----- GIVEN MATERIAL

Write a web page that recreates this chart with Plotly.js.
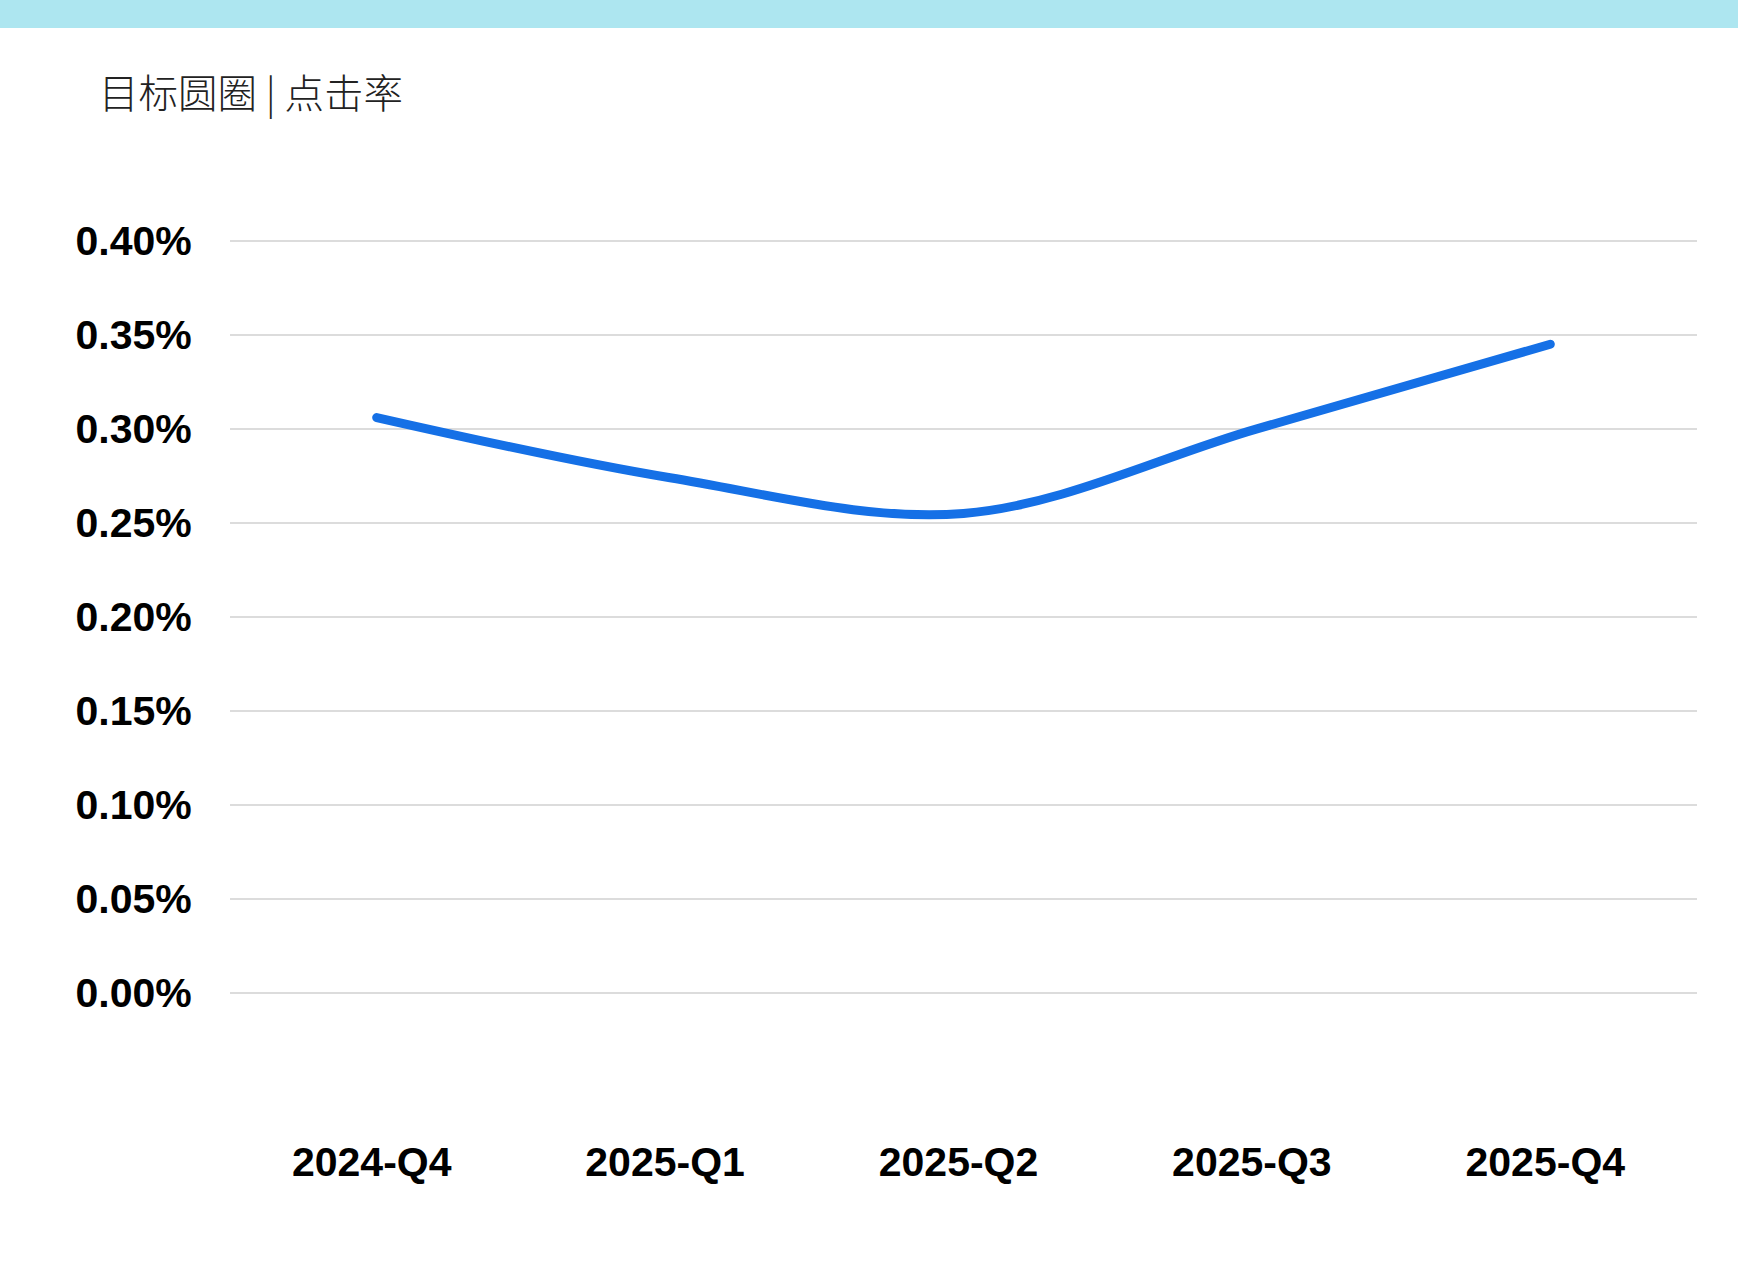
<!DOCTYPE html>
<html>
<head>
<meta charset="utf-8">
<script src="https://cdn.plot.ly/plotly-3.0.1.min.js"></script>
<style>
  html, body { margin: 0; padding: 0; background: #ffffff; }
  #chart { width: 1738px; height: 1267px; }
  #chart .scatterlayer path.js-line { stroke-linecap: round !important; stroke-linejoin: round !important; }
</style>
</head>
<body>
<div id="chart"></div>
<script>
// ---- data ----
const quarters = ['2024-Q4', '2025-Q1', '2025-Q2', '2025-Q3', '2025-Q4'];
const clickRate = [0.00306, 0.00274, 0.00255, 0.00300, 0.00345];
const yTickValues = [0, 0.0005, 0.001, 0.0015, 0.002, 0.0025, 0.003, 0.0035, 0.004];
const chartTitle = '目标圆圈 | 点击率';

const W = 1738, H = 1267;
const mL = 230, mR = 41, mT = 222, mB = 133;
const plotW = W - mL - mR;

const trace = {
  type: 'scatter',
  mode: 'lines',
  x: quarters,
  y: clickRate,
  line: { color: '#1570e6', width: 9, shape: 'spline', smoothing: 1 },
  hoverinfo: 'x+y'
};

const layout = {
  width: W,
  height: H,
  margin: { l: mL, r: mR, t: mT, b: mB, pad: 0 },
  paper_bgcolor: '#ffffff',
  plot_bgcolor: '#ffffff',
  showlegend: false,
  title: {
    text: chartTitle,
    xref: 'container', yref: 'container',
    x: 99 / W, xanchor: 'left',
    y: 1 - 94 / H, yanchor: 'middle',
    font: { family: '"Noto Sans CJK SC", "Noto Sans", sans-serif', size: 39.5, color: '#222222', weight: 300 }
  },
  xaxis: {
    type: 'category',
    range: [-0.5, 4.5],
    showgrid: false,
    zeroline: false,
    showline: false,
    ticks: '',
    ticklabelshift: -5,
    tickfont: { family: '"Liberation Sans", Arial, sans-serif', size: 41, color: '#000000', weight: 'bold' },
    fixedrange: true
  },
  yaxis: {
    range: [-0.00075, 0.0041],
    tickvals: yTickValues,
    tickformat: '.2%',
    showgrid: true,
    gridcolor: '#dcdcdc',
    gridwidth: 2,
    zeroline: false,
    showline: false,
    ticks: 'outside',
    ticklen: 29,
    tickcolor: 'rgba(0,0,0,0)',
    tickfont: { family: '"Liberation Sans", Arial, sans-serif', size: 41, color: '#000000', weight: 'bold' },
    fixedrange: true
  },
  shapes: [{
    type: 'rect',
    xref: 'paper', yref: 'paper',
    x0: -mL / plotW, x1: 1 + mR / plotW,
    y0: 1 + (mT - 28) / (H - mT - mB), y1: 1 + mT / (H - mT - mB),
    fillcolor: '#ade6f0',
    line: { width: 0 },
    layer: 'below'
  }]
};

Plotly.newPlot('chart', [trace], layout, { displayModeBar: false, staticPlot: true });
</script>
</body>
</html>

----------

REQUEST: Set down again, exactly, the lines of the material above from its first line to the one with "const chartTitle = '目标圆圈 | 点击率';", inclusive. Leave the pictures out.

THE RESPONSE:
Write a web page that recreates this chart with Plotly.js.
<!DOCTYPE html>
<html>
<head>
<meta charset="utf-8">
<script src="https://cdn.plot.ly/plotly-3.0.1.min.js"></script>
<style>
  html, body { margin: 0; padding: 0; background: #ffffff; }
  #chart { width: 1738px; height: 1267px; }
  #chart .scatterlayer path.js-line { stroke-linecap: round !important; stroke-linejoin: round !important; }
</style>
</head>
<body>
<div id="chart"></div>
<script>
// ---- data ----
const quarters = ['2024-Q4', '2025-Q1', '2025-Q2', '2025-Q3', '2025-Q4'];
const clickRate = [0.00306, 0.00274, 0.00255, 0.00300, 0.00345];
const yTickValues = [0, 0.0005, 0.001, 0.0015, 0.002, 0.0025, 0.003, 0.0035, 0.004];
const chartTitle = '目标圆圈 | 点击率';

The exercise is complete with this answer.